The paper has described a methodology for secure cooperation within a network of autonomous mobile underwater sensors connected through an acoustic communication network. A cooperative algorithm based on the behavioural paradigm has been illustrated. Each mobile sensor solves simple parallel subtasks responding to local rules based on the available information to perform the mission and maintain the communication links within the network. The algorithm has been designed to be intrinsically robust, in the sense that with loss of communication among the vehicles the coverage performance (i.e., the mission goal) is degraded but not lost. Moreover, the algorithm attempts to minimize the information exchange among the vehicles prior to the local decision.

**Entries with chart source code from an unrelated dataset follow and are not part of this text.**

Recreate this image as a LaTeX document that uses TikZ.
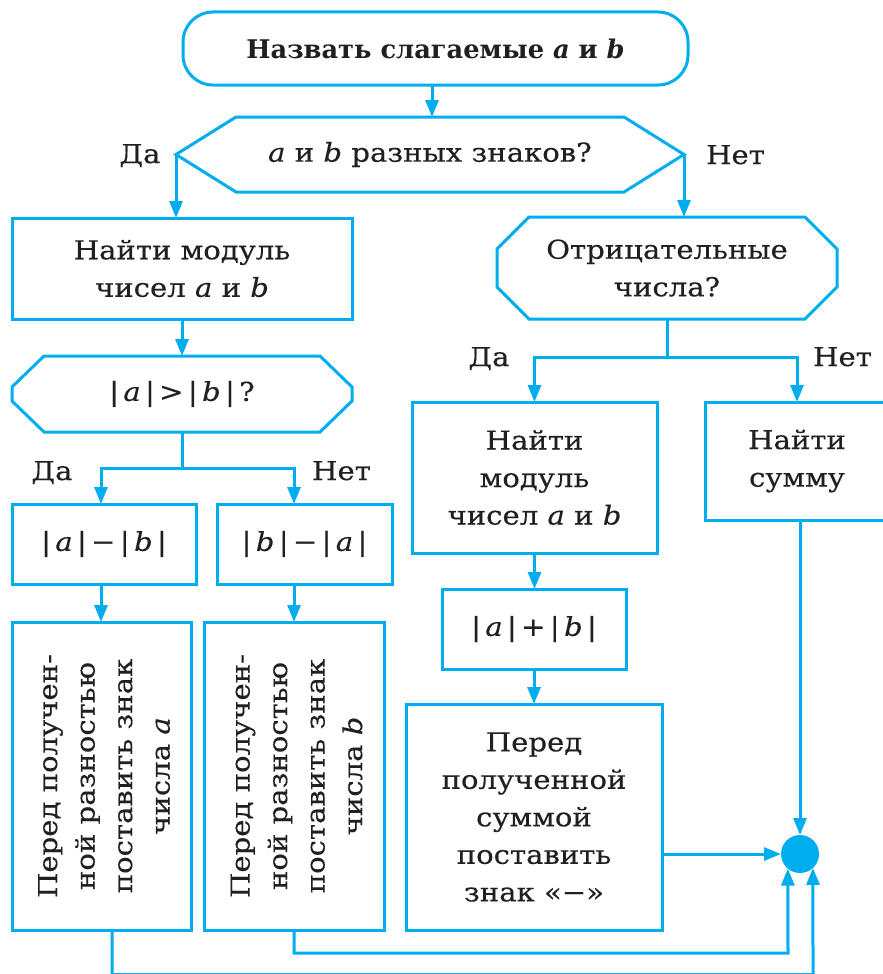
\documentclass[tikz,border=0pt]{standalone}
\usepackage{fontspec}
\setmainfont{DejaVu Serif}[FakeStretch=1.12, FakeBold=0.35, BoldFeatures={FakeStretch=1.0,FakeBold=0}, BoldItalicFeatures={FakeStretch=1.0,FakeBold=0}]
\usetikzlibrary{arrows.meta,calc}
\definecolor{fc}{HTML}{00AEEF}
\definecolor{tc}{HTML}{231F20}
\newcommand{\flowfont}{\fontsize{26}{37.5}\selectfont}
\newcommand{\titlefont}{\fontsize{25.7}{37.5}\selectfont\bfseries}
\newcommand{\octagonpath}[3]{\draw[line] ([xshift=#2]#1.north west) -- ([xshift=-#2]#1.north east) -- ([yshift=-#3]#1.north east) -- ([yshift=#3]#1.south east) -- ([xshift=-#2]#1.south east) -- ([xshift=#2]#1.south west) -- ([yshift=#3]#1.south west) -- ([yshift=-#3]#1.north west) -- cycle;}
\begin{document}
\begin{tikzpicture}[x=1pt,y=-1pt,
  line/.style={draw=fc, line width=3pt},
  arr/.style={line, -{Triangle[length=17pt,width=13pt]}},
  box/.style={draw=fc, line width=3pt, rectangle, inner sep=0pt, outer sep=0pt, align=center, text=tc, font=\flowfont},
  ghost/.style={draw=none, rectangle, inner sep=0pt, outer sep=0pt, align=center, text=tc, font=\flowfont},
  txt/.style={inner sep=0pt, outer sep=0pt, align=center, text=tc, font=\flowfont},
  lbl/.style={text=tc, font=\flowfont, inner sep=0pt, anchor=base},
]
\useasboundingbox (0,0) rectangle (883,974);
\clip (0,0) rectangle (883,974);
\fill[white] (0,0) rectangle (883,974);

% top terminal
\node[box, rounded corners=30pt, minimum width=505pt, minimum height=73pt, font=\titlefont] (t) at (435.5,48.5) {Назвать слагаемые \textit{a} и \textit{b}};

% first decision (hexagon)
\node[ghost, minimum width=508pt, minimum height=75pt] (q1) at (430,154.5) {\textit{a} и \textit{b} разных знаков?};
\draw[line] (q1.west) -- ([xshift=60pt]q1.north west) -- ([xshift=-60pt]q1.north east) -- (q1.east) -- ([xshift=-60pt]q1.south east) -- ([xshift=60pt]q1.south west) -- cycle;

% left column
\node[box, minimum width=340pt, minimum height=101pt] (m1) at (182,268.5) {Найти модуль\\чисел \textit{a} и \textit{b}};
\node[ghost, minimum width=340pt, minimum height=76pt] (q2) at (182,394) {|\,\textit{a}\,|\,>\,|\,\textit{b}\,|\,?};
\octagonpath{q2}{32pt}{31pt}
\node[box, minimum width=184pt, minimum height=80pt] (d1) at (104,544) {|\,\textit{a}\,|\,−\,|\,\textit{b}\,|};
\node[box, minimum width=175pt, minimum height=80pt] (d2) at (304.5,544) {|\,\textit{b}\,|\,−\,|\,\textit{a}\,|};
\node[box, minimum width=179pt, minimum height=308pt] (p1) at (101.5,776) {};
\node[txt, rotate=90] (p1t) at (104,776) {Перед получен-\\ной разностью\\поставить знак\\числа \textit{a}};
\node[box, minimum width=180pt, minimum height=308pt] (p2) at (294,776) {};
\node[txt, rotate=90] (p2t) at (296.5,776) {Перед получен-\\ной разностью\\поставить знак\\числа \textit{b}};

% right column
\node[ghost, minimum width=340pt, minimum height=102pt] (q3) at (667,268) {Отрицательные\\числа?};
\octagonpath{q3}{32pt}{32pt}
\node[box, minimum width=245pt, minimum height=151pt] (m2) at (534.5,477.5) {Найти\\модуль\\чисел \textit{a} и \textit{b}};
\node[box, minimum width=184pt, minimum height=118pt] (s1) at (797,461) {Найти\\сумму};
\node[box, minimum width=184pt, minimum height=80pt] (ab) at (534,629) {|\,\textit{a}\,|\,+\,|\,\textit{b}\,|};
\node[box, minimum width=256pt, minimum height=226pt] (p3) at (534,817) {Перед\\полученной\\суммой\\поставить\\знак «−»};

% junction circle
\node[circle, fill=fc, draw=none, minimum size=38pt, inner sep=0pt, outer sep=0pt] (c) at (800,854) {};

% labels
\node[lbl] (l1) at (140,163) {Да};
\node[lbl] (l2) at (735.5,164) {Нет};
\node[lbl] (l3) at (52,480) {Да};
\node[lbl] (l4) at (341.5,480) {Нет};
\node[lbl] (l5) at (489,366) {Да};
\node[lbl] (l6) at (842.5,366) {Нет};

% connectors
\draw[arr] (t.south -| 432,0) -- (432,117);
\draw[arr] (q1.west) -- (q1.west |- m1.north);
\draw[arr] (q1.east) -- (q1.east |- q3.north);
\draw[arr] (m1.south) -- (q2.north);
\coordinate (j1) at (182,468);
\draw[line] (q2.south) -- (j1);
\draw[arr] (j1) -| ([xshift=-3pt]d1.north);
\draw[arr] (j1) -| ([xshift=-10.5pt]d2.north);
\draw[arr] ([xshift=-3pt]d1.south) -- ([xshift=-3pt]d1.south |- p1.north);
\draw[arr] ([xshift=-10.5pt]d2.south) -- (p2.north);

\coordinate (j2) at (667,357);
\draw[line] (q3.south) -- (j2);
\draw[arr] (j2) -| (m2.north);
\draw[arr] (j2) -| (s1.north);
\draw[arr] (m2.south) -- (m2.south |- ab.north);
\draw[arr] (ab.south) -- (ab.south |- p3.north);
\draw[arr] (p3.east |- c.west) -- (c.west);
\draw[arr] (s1.south -| c.north) -- (c.north);

\coordinate (b2) at (788,953);
\draw[arr] (p2.south) |- (b2) -- (c.230.8);
\coordinate (b1) at (813,974.5);
\draw[arr] ([xshift=10.5pt]p1.south) |- (b1) -- (c.313.2);
\end{tikzpicture}
\end{document}
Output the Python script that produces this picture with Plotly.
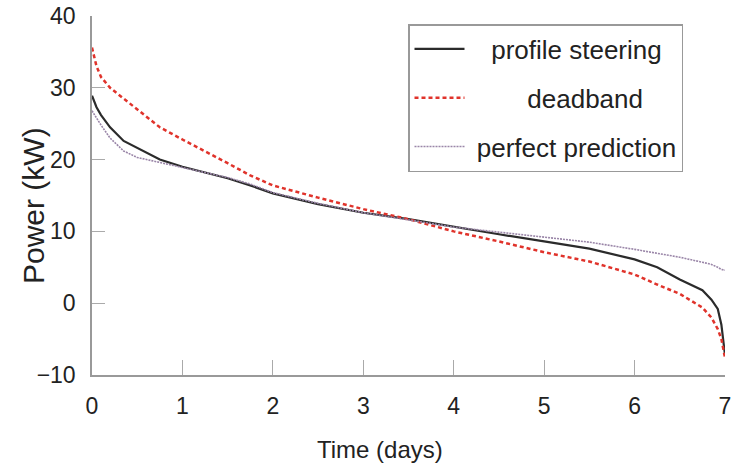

Area coverage performance of the proposed adaptive approach has been discussed and compared with those obtainable with optimal geometrical solutions. It was also shown how, in dependence with the type of information transmitted but without introducing additional data exchange or algorithmic complexity, the proposed algorithm may instigate additional and more complex team behaviors. Crucial for the agents cooperation is the trustworthiness of the messages among the sensors. To ensure it, a security suite based on the group communication paradigm has been designed, at the communication middleware level. The security suite has been specifically oriented to the underwater scenario, and in particular to the goal of minimizing message size overload and computational and message exchange increase, while still guaranteeing security. Details on the implementation of the given methodologies have been given, describing the architecture developed to integrate the cooperative algorithm into the security suite. Furthermore, we reported statistics and figures of merit on the performance of the UAN project underwater acoustic network as tested in May 2011, in the Trondheim area, Norway. The UAN experimental testing was focused on the general validation of the network architecture and it included all the security mechanisms described in this work and the autonomous adaptation and cooperation of the nodes.